SNAPSHOT
For their eighth fully animated feature, Illumination and Universal Pictures present The Grinch, based on Dr. Seuss’ beloved holiday classic. The Grinch tells the story of a cynical grump who goes on a mission to steal Christmas, only to have his heart changed by a young girl’s generous holiday spirit. Funny, heartwarming and visually stunning, it’s a universal story about the spirit of Christmas and the indomitable power of optimism.Academy Award nominee Benedict Cumberbatch lends his voice to the infamous Grinch, who lives a solitary life inside a cave on Mt. Crumpet with only his loyal dog, Max, for company. With a cave rigged with inventions and contraptions for his day-to-day needs, the Grinch only sees his neighbors in Who-ville when he runs out of food.
Each year at Christmas they disrupt his tranquil solitude with their increasingly bigger, brighter and louder celebrations. When the Whos declare they are going to make Christmas three times bigger this year, the Grinch realizes there is only one way for him to gain some peace and quiet: he must steal Christmas. To do so, he decides he will pose as Santa Claus on Christmas Eve, even going so far as to trap a lackadaisical misfit reindeer to pull his sleigh.
Meanwhile, down in Who-ville, Cindy-Lou Who—a young girl overflowing with holiday cheer—plots with her gang of friends to trap Santa Claus as he makes his Christmas Eve rounds so that she can thank him for help for her overworked single mother. As Christmas approaches, however, her good-natured scheme threatens to collide with the Grinch’s more nefarious one. Will Cindy-Lou achieve her goal of finally meeting Santa Claus?

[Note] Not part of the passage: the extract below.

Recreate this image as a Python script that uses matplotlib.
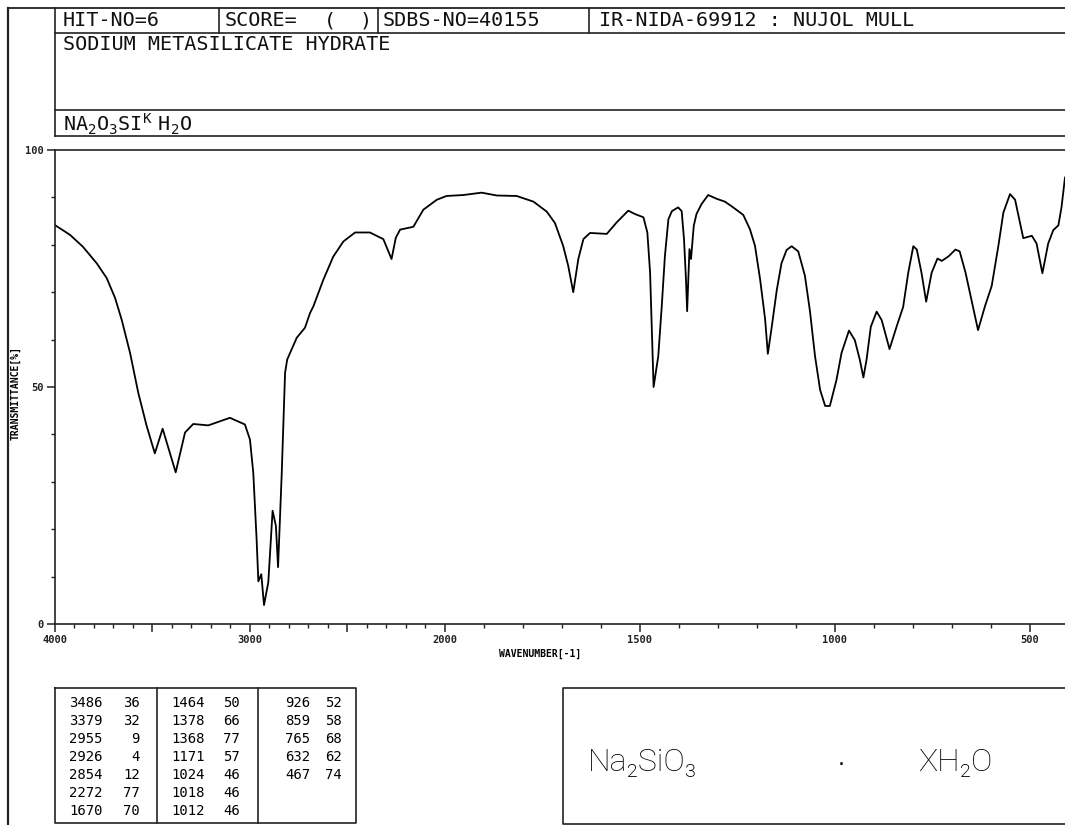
import numpy as np
import matplotlib
matplotlib.use('Agg')
import matplotlib.pyplot as plt

# IR spectrum, nujol mull: wavenumber (cm-1) and transmittance (%)
wavenumber = [4000, 3921, 3855, 3784, 3733, 3690, 3656, 3613, 3571, 3528,
              3486, 3446, 3379, 3331, 3289, 3212, 3101, 3024, 2998, 2981,
              2964, 2955, 2940, 2926, 2904, 2882, 2865, 2854, 2835, 2818,
              2807, 2758, 2716, 2690, 2673, 2622, 2571, 2519, 2459, 2383,
              2314, 2272, 2250, 2228, 2160, 2109, 2040, 1995, 1952, 1905,
              1866, 1815, 1772, 1738, 1717, 1696, 1683, 1670, 1657, 1644,
              1627, 1584, 1559, 1529, 1512, 1490, 1480, 1473, 1469, 1464,
              1452, 1443, 1435, 1426, 1417, 1401, 1392, 1386, 1381, 1378,
              1372, 1368, 1361, 1354, 1341, 1324, 1302, 1281, 1260, 1234,
              1217, 1204, 1191, 1178, 1171, 1161, 1148, 1136, 1123, 1110,
              1093, 1076, 1063, 1050, 1037, 1024, 1018, 1012, 995, 982,
              963, 948, 935, 926, 918, 907, 892, 879, 859, 841,
              824, 811, 798, 789, 777, 765, 751, 736, 725, 707,
              690, 679, 664, 651, 632, 614, 597, 580, 567, 550,
              537, 524, 516, 494, 482, 467, 452, 439, 426, 418, 409]
transmittance = [84.2, 82.1, 79.6, 76.1, 73.0, 68.8, 64.2, 57.2, 48.8, 41.8,
                 36.0, 41.2, 32.0, 40.4, 42.2, 41.9, 43.5, 42.1, 38.9, 31.9,
                 17.9, 9.0, 10.5, 4.0, 8.8, 23.9, 20.7, 12.0, 31.9, 53.0,
                 55.8, 60.4, 62.5, 65.6, 67.0, 72.6, 77.5, 80.7, 82.6, 82.6,
                 81.2, 77.0, 81.5, 83.2, 83.8, 87.4, 89.5, 90.3, 90.5, 91.0,
                 90.4, 90.3, 89.1, 87.0, 84.6, 79.8, 75.6, 70.0, 77.0, 81.2,
                 82.5, 82.3, 84.7, 87.2, 86.5, 85.8, 82.6, 74.2, 63.6, 50.0,
                 56.5, 67.1, 77.6, 85.4, 87.1, 87.9, 87.1, 81.2, 72.8, 66.0,
                 79.1, 77.0, 84.0, 86.5, 88.6, 90.5, 89.7, 89.1, 87.9, 86.3,
                 83.3, 79.8, 72.8, 64.3, 57.0, 62.7, 70.5, 76.1, 78.9, 79.7,
                 78.6, 73.5, 66.0, 56.5, 49.4, 46.0, 46.0, 46.0, 51.5, 57.2,
                 61.9, 59.9, 55.7, 52.0, 55.7, 62.7, 65.9, 64.1, 58.0, 62.7,
                 66.9, 74.1, 79.7, 79.0, 74.1, 68.0, 74.1, 77.1, 76.6, 77.6,
                 79.0, 78.6, 74.1, 69.2, 62.0, 67.1, 71.3, 79.7, 86.8, 90.7,
                 89.5, 84.5, 81.4, 81.9, 80.3, 74.0, 80.3, 83.1, 84.1, 87.9, 94.2]

# peak list
peak_wn = [3486, 3379, 2955, 2926, 2854, 2272, 1670,
           1464, 1378, 1368, 1171, 1024, 1018, 1012,
           926, 859, 765, 632, 467]
peak_t = [36, 32, 9, 4, 12, 77, 70,
          50, 66, 77, 57, 46, 46, 46,
          52, 58, 68, 62, 74]

x_major = [4000, 3500, 3000, 2500, 2000, 1500, 1000, 500]
x_major_labels = ['4000', '', '3000', '', '2000', '1500', '1000', '500']
y_major = [0, 50, 100]
y_major_labels = ['0', '50', '100']

MONO = 'DejaVu Sans Mono'
W, H = 1065, 825


# scale is doubled below 2000 cm-1
def fwd(x):
    x = np.asarray(x, dtype=float)
    return np.where(x > 2000, 2000 + (x - 2000) / 2.0, x)


def inv(x):
    x = np.asarray(x, dtype=float)
    return np.where(x > 2000, 2000 + (x - 2000) * 2.0, x)


fig = plt.figure(figsize=(W / 100, H / 100), dpi=100)

# page layer in pixel units
bg = fig.add_axes([0, 0, 1, 1])
bg.set_xlim(0, W)
bg.set_ylim(H, 0)
bg.axis('off')

lc = '#222222'
bg.plot([8, W], [8, 8], color=lc, lw=1.3)
bg.plot([8, 8], [8, H], color=lc, lw=1.6)
# header table
for yy in [33, 110, 136]:
    bg.plot([55, W], [yy, yy], color=lc, lw=1.2)
bg.plot([55, 55], [8, 136], color=lc, lw=1.2)
for xx in [219, 378, 589]:
    bg.plot([xx, xx], [8, 33], color=lc, lw=1.2)

hdr = dict(family=MONO, fontsize=14.5, va='center', ha='left', color='#111111')
bg.text(63, 21, 'HIT-NO=6', **hdr)
bg.text(225, 21, 'SCORE=', **hdr)
bg.text(324, 21, '(', **hdr)
bg.text(360, 21, ')', **hdr)
bg.text(383, 21, 'SDBS-NO=40155', **hdr)
bg.text(599, 21, 'IR-NIDA-69912 : NUJOL MULL', **hdr)
bg.text(63, 45, 'SODIUM METASILICATE HYDRATE', **hdr)
bg.text(63, 124, r'$\mathtt{NA_2O_3SI^K\ H_2O}$', fontsize=14.5, va='center',
        ha='left', color='#111111')

# peak table box
bg.plot([55, 356, 356, 55, 55], [688, 688, 823, 823, 688], color=lc, lw=1.2)
for xx in [157, 258]:
    bg.plot([xx, xx], [688, 823], color=lc, lw=1.2)
col_wn_x = [103, 205, 310]
col_t_x = [140, 240, 342]
for i, (pw, pt) in enumerate(zip(peak_wn, peak_t)):
    c, r = divmod(i, 7)
    yy = 703 + 18 * r
    bg.text(col_wn_x[c], yy, str(pw), family=MONO, fontsize=10, ha='right', va='center')
    bg.text(col_t_x[c], yy, str(pt), family=MONO, fontsize=10, ha='right', va='center')

# structure box
bg.plot([W + 5, 563, 563, W + 5], [688, 688, 824, 824], color=lc, lw=1.2)
fml = dict(family=['Roboto', 'DejaVu Sans'], fontweight='light', fontsize=23,
           ha='left', va='baseline', color='black')
bg.text(588, 771, 'Na\u2082SiO\u2083', **fml)
bg.text(838, 771, '\u00b7', family='DejaVu Sans', fontsize=16, ha='left', va='baseline')
bg.text(918, 771, 'XH\u2082O', **fml)

# spectrum
ax = fig.add_axes([54.6 / W, (H - 624) / H, (W - 54.6) / W, 474 / H])
ax.set_facecolor('none')
ax.set_xscale('function', functions=(fwd, inv))
ax.plot(wavenumber, transmittance, color='black', lw=1.3)
ax.set_xlim(4000, 409)
ax.set_ylim(0, 100)

ax.set_xticks(x_major)
ax.set_xticklabels(x_major_labels)
ax.set_xticks([w for w in range(4000, 400, -100) if w not in x_major], minor=True)
ax.set_yticks(y_major)
ax.set_yticklabels(y_major_labels)
ax.set_yticks([v for v in range(10, 100, 10) if v != 50], minor=True)

ax.tick_params(which='major', direction='out', length=6, width=1.1, pad=2,
               labelsize=7.5, colors='#222222')
ax.tick_params(which='minor', direction='out', length=3, width=1.0, colors='#222222')
for lab in ax.get_xticklabels() + ax.get_yticklabels():
    lab.set_family(MONO)
    lab.set_fontweight('bold')
ax.spines['right'].set_visible(False)
for s in ['left', 'bottom', 'top']:
    ax.spines[s].set_color('#222222')
    ax.spines[s].set_linewidth(1.2)

bg.text(540, 654, 'WAVENUMBER[-1]', family=MONO, fontsize=7, fontweight='bold',
        ha='center', va='center')
bg.text(16, 393, 'TRANSMITTANCE[%]', family=MONO, fontsize=7, fontweight='bold',
        ha='center', va='center', rotation=90)

fig.savefig('out.png', dpi=100)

Will the Grinch succeed in silencing the Whos’ holiday cheer once and for all? (synopsis via Coming Soon)
I love animation.
Perhaps it’s my inner child still flexing his considerable imaginative muscles or maybe I just love the escapism that comes with made-up worlds, drawn and illustrated, that are so different and so much more free than my own.
Whatever the basis, I have loved animated films and TV shows since I was a kid and I don’t see the love affair ending anytime soon, as long as Pixar and Disney keep releaseing wonderful films, Laika and Aardman keep making gorgeously well-realised stop-motion films and Studio Ghibli’s superlative output is still there to stream.

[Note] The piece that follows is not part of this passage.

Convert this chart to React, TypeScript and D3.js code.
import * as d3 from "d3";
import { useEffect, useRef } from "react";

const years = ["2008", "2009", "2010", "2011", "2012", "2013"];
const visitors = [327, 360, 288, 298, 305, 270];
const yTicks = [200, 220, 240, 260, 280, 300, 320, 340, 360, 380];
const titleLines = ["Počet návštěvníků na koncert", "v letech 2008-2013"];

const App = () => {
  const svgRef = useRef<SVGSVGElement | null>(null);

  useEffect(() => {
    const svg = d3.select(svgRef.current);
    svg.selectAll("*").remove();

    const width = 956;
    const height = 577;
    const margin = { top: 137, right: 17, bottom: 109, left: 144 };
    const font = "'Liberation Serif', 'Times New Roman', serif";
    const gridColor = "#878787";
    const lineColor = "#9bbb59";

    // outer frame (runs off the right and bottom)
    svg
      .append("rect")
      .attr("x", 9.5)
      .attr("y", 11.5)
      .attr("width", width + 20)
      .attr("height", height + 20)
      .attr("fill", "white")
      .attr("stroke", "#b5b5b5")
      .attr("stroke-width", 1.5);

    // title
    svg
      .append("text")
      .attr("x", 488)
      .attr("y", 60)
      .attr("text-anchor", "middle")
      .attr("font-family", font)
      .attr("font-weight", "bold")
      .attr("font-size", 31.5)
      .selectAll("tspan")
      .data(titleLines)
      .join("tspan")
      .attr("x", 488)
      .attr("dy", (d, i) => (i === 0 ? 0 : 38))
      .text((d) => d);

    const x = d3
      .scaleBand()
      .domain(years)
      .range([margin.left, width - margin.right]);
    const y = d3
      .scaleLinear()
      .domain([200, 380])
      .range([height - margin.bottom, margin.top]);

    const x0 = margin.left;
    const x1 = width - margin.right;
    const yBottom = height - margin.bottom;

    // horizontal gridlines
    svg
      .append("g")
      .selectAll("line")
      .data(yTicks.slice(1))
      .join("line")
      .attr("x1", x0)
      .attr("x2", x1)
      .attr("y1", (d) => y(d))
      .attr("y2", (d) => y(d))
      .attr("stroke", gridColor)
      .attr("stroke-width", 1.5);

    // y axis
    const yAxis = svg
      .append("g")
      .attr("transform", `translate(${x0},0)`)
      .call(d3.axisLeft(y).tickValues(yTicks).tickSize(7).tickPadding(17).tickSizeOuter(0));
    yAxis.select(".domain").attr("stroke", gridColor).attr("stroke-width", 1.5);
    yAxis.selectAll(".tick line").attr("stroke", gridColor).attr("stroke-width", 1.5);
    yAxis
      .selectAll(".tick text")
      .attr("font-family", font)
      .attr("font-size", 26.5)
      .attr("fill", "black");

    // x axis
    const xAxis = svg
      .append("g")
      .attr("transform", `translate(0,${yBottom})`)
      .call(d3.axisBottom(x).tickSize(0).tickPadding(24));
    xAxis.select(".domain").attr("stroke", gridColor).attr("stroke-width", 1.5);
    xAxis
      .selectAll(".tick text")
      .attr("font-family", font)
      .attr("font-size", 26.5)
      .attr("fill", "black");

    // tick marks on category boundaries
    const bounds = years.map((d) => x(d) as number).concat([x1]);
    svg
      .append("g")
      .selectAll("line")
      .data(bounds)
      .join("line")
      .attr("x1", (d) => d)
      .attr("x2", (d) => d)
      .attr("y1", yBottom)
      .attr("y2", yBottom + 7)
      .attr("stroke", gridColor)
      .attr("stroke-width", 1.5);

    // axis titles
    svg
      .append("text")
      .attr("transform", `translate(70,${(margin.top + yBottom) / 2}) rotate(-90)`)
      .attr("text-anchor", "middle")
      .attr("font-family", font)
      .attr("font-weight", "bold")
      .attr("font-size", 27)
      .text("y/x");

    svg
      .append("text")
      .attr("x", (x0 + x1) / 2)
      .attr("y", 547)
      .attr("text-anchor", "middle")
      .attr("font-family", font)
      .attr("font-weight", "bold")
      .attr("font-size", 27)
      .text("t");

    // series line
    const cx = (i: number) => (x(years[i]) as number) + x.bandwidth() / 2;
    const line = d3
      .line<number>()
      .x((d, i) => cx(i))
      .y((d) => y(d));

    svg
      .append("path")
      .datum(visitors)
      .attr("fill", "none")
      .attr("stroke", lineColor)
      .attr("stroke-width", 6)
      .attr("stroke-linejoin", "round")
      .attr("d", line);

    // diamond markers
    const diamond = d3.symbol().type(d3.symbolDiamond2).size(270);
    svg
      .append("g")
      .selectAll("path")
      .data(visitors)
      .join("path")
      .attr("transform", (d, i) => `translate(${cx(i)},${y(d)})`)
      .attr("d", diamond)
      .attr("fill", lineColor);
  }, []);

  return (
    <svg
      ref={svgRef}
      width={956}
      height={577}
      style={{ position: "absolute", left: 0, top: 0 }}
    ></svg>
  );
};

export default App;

One rung down from these A-gamers is Illumination Entertainment and while I enjoy their films on a reasonably superficial level, films like Sing and the Despicable Me series, while lovely and cute in their own way, never really hit the heights of Pixar or Laika. (The Secret Life of Pets aside which was actually quite moving and delightfully realised.)
So the fact that they’re behind the latest iteration of The Grinch means you can expect quick easy jobs, sparklingly colourful animation and lots of cute moments to distract from the lack of robustness in the story.
Now as Boss Baby, which somehow managed to snag an Academy Award nomination, illustrates all too painfully, kids care not often about robust storylines nor particularly fetching animation.
The big plus for Illumination’s films is that they do have a knack for catchy animation and memorably arresting characters, even if the narratives in which they exist aren’t as complex nor philosophically or emotionally dense as Pixar or Laika’s efforts.
All that to say that The Grinch looks like it will be amusing and fun as far as it goes but I can help agreeing with IO9 when they say:
“… this time around, it looks like the Grinch is less a public menace who seeks to destroy Christmas, and more a disgruntled humbug who’d take 11 items into the 10-item lane at the grocery store. I’m shaking in my fur pants.”
Still, while this is likely one for parents, and for guncles (gay uncles) like me, it could be amusing enough to pass the time and if they’re doing their job right, and let’s face it generating festiveness shouldn’t be that hard, get us in the Christmas spirit.
The Grinch opens in the USA and UK on 9 November and Australia on 29 November.